| Task requirements |
Nothing but the lines from the line that contains "What matplotlib code" through the line that contains "DR, R2, R, RB, OR, O, Y, YG, GG, LB, MB" should appear in the output, each reproduced exactly.

| Working data |
^^^^

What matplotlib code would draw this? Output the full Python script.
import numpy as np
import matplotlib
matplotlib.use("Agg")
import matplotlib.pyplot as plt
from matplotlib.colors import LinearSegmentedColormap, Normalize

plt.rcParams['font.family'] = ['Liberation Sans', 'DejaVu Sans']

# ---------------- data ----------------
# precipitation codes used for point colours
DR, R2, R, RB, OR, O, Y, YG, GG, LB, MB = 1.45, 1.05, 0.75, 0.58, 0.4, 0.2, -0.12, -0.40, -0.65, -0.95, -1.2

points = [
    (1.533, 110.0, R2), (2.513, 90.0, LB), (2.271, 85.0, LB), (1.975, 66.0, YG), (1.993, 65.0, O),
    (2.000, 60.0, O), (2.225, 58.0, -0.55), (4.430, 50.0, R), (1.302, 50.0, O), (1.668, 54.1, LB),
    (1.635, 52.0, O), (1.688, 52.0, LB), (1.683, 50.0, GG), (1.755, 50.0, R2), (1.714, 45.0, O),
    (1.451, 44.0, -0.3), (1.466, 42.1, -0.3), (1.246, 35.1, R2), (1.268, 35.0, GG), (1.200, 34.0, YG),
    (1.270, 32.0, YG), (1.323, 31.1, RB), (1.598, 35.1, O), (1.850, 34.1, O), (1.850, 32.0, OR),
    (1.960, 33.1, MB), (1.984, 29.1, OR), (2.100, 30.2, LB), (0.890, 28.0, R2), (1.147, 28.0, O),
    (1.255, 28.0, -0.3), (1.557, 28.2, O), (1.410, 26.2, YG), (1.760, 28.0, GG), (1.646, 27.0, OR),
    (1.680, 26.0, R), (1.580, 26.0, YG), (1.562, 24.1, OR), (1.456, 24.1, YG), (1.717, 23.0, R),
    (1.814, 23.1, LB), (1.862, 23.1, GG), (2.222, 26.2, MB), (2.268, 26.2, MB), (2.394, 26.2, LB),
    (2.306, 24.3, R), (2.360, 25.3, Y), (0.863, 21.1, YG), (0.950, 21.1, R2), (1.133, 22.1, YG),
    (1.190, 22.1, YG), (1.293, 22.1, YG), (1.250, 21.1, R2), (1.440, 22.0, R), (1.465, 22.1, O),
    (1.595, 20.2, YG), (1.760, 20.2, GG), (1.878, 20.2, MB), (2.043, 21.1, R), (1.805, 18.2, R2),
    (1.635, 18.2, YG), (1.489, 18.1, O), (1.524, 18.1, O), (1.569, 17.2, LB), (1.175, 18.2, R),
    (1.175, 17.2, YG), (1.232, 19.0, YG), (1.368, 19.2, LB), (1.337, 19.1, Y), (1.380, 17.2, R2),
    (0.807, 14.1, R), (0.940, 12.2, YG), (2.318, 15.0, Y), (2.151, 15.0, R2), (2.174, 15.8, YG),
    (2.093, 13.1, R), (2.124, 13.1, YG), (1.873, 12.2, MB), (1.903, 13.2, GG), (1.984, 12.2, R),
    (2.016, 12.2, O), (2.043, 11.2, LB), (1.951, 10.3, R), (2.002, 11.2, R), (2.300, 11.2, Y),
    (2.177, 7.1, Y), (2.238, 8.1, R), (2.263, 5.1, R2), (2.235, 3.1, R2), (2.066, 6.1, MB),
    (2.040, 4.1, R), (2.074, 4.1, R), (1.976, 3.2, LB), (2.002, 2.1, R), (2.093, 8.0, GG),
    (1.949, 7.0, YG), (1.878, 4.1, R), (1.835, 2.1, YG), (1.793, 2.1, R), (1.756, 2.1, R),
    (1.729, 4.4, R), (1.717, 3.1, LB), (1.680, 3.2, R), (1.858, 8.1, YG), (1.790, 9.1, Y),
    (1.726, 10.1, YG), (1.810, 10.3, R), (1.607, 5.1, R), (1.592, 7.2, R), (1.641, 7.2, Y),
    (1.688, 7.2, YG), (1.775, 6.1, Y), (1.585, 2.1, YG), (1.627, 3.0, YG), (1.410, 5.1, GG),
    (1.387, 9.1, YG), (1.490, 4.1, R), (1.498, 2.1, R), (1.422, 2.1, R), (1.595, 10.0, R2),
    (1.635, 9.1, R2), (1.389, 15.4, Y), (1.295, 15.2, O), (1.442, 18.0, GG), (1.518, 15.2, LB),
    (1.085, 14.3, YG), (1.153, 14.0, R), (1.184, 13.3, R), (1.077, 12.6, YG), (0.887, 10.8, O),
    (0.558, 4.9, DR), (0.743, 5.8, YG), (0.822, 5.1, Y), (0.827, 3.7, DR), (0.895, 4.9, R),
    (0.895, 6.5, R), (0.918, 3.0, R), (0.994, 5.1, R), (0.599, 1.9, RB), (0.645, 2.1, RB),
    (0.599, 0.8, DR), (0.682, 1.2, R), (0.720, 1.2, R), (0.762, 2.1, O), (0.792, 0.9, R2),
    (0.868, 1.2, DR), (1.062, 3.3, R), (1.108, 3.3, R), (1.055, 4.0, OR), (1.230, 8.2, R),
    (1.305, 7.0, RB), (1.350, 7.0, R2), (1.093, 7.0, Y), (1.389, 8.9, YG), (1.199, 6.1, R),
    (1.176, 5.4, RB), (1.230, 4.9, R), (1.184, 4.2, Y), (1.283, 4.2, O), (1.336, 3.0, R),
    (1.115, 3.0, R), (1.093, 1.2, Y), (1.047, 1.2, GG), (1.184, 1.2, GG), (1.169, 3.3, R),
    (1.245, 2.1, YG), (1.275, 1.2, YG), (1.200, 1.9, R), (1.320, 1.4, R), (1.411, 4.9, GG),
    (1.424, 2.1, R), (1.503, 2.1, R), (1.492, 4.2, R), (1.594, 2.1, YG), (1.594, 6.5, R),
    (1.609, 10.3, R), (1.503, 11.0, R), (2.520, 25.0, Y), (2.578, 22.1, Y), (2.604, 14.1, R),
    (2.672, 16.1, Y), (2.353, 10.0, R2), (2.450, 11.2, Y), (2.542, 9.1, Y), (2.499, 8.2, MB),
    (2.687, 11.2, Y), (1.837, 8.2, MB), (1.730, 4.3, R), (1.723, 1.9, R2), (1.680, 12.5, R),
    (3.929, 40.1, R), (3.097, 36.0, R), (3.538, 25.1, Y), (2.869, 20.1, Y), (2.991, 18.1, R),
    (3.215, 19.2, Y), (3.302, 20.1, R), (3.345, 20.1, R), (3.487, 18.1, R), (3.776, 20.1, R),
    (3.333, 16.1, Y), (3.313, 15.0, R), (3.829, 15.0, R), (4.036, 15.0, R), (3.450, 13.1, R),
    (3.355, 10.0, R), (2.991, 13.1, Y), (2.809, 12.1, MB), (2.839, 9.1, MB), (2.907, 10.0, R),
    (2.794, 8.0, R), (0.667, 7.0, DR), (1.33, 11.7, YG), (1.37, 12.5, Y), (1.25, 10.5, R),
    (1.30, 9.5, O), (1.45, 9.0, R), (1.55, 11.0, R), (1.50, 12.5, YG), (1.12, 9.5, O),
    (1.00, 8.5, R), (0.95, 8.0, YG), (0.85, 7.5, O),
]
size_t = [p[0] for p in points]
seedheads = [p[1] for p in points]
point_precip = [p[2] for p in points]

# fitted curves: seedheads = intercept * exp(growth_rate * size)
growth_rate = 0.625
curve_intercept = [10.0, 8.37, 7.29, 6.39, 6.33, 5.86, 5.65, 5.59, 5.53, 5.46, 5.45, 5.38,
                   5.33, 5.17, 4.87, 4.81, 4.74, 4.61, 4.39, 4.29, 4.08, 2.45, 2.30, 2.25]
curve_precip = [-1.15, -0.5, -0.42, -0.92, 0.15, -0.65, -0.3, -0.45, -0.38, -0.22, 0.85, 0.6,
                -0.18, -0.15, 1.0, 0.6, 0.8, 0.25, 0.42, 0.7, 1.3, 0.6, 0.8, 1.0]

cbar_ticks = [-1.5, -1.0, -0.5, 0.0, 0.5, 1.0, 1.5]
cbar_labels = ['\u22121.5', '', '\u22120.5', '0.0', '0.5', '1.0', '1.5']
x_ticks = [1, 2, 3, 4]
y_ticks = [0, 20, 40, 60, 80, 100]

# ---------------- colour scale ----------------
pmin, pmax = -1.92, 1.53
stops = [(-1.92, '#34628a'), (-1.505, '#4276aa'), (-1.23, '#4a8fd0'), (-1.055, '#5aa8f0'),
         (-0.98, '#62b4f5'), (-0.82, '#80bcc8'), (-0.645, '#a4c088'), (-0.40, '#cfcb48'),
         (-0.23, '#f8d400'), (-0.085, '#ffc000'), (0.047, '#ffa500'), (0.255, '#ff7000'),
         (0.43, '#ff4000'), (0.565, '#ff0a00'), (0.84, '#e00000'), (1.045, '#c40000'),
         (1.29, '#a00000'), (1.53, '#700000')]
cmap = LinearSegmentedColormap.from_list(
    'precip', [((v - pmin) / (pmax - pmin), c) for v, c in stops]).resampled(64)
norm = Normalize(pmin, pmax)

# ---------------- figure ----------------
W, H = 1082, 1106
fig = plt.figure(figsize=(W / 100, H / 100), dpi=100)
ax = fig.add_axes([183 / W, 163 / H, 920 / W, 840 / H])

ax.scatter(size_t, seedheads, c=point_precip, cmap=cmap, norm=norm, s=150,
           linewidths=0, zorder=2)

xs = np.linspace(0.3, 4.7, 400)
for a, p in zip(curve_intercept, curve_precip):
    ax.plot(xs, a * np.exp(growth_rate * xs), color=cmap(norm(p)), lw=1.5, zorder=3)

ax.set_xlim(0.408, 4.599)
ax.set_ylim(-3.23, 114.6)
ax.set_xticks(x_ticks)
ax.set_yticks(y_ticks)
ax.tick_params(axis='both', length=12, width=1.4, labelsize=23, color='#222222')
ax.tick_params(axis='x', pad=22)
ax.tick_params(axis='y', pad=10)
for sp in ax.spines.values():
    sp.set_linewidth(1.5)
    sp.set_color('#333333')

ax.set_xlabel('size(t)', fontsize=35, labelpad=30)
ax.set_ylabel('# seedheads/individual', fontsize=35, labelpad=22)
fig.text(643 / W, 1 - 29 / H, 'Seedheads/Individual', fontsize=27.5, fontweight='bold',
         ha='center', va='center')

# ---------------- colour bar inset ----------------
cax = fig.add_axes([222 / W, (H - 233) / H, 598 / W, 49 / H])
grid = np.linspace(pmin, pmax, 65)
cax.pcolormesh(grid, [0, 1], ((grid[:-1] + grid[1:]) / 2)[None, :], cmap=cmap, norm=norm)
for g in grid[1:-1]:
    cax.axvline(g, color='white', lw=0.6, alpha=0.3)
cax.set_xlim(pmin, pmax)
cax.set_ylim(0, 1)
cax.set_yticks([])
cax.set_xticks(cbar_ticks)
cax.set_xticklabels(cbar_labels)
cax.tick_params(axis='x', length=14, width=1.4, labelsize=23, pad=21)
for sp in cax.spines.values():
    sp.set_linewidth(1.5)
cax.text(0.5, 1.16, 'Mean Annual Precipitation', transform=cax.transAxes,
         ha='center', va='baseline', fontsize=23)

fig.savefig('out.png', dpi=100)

^^^^

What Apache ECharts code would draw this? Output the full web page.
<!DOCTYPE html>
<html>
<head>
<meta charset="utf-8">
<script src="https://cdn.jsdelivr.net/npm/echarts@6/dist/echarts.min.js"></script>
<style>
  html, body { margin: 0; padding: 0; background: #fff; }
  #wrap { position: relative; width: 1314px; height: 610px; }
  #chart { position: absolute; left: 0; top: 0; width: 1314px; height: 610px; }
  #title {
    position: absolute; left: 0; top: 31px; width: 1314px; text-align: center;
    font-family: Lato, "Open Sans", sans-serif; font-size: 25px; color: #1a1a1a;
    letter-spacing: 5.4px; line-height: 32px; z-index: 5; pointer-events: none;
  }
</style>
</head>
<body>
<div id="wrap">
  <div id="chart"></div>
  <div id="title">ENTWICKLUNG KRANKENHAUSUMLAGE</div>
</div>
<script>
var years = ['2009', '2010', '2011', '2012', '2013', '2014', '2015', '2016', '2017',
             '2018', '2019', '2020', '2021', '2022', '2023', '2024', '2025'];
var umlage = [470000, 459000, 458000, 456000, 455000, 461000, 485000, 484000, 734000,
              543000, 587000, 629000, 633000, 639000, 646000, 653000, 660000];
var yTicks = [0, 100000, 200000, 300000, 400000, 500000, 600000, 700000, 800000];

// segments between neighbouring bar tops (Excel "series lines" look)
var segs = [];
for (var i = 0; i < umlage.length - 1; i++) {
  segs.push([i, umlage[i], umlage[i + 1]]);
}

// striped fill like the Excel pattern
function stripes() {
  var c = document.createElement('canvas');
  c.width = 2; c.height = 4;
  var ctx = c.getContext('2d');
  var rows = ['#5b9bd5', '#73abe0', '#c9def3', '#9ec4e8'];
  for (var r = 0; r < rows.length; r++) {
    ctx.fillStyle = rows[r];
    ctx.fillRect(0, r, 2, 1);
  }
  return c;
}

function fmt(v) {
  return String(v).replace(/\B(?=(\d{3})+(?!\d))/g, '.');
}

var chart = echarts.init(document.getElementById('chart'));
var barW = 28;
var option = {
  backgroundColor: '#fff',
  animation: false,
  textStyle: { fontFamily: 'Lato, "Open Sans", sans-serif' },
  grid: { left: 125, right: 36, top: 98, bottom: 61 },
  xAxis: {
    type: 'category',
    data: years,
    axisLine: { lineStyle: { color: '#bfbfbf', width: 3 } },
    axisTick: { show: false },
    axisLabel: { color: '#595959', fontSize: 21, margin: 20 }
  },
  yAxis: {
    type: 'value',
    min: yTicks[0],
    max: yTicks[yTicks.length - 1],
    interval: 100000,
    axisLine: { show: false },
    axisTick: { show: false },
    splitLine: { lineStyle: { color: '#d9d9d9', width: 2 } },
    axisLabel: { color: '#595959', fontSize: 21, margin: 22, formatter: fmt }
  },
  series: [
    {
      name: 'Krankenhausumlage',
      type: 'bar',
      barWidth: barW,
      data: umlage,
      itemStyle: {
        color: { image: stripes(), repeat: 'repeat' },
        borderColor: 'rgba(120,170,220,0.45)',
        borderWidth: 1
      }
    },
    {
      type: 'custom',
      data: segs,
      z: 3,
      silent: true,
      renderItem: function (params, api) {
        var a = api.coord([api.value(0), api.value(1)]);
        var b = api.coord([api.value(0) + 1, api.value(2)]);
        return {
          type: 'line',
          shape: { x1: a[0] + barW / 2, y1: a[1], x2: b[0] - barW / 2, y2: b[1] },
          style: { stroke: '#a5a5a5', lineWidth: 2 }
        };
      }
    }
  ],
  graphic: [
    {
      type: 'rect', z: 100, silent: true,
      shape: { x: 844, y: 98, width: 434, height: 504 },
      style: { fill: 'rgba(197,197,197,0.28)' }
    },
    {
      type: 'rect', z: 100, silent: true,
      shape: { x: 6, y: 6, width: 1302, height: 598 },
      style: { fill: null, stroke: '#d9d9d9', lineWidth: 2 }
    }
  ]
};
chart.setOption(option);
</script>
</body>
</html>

^^^^

| The completed task |
What matplotlib code would draw this? Output the full Python script.
import numpy as np
import matplotlib
matplotlib.use("Agg")
import matplotlib.pyplot as plt
from matplotlib.colors import LinearSegmentedColormap, Normalize

plt.rcParams['font.family'] = ['Liberation Sans', 'DejaVu Sans']

# ---------------- data ----------------
# precipitation codes used for point colours
DR, R2, R, RB, OR, O, Y, YG, GG, LB, MB = 1.45, 1.05, 0.75, 0.58, 0.4, 0.2, -0.12, -0.40, -0.65, -0.95, -1.2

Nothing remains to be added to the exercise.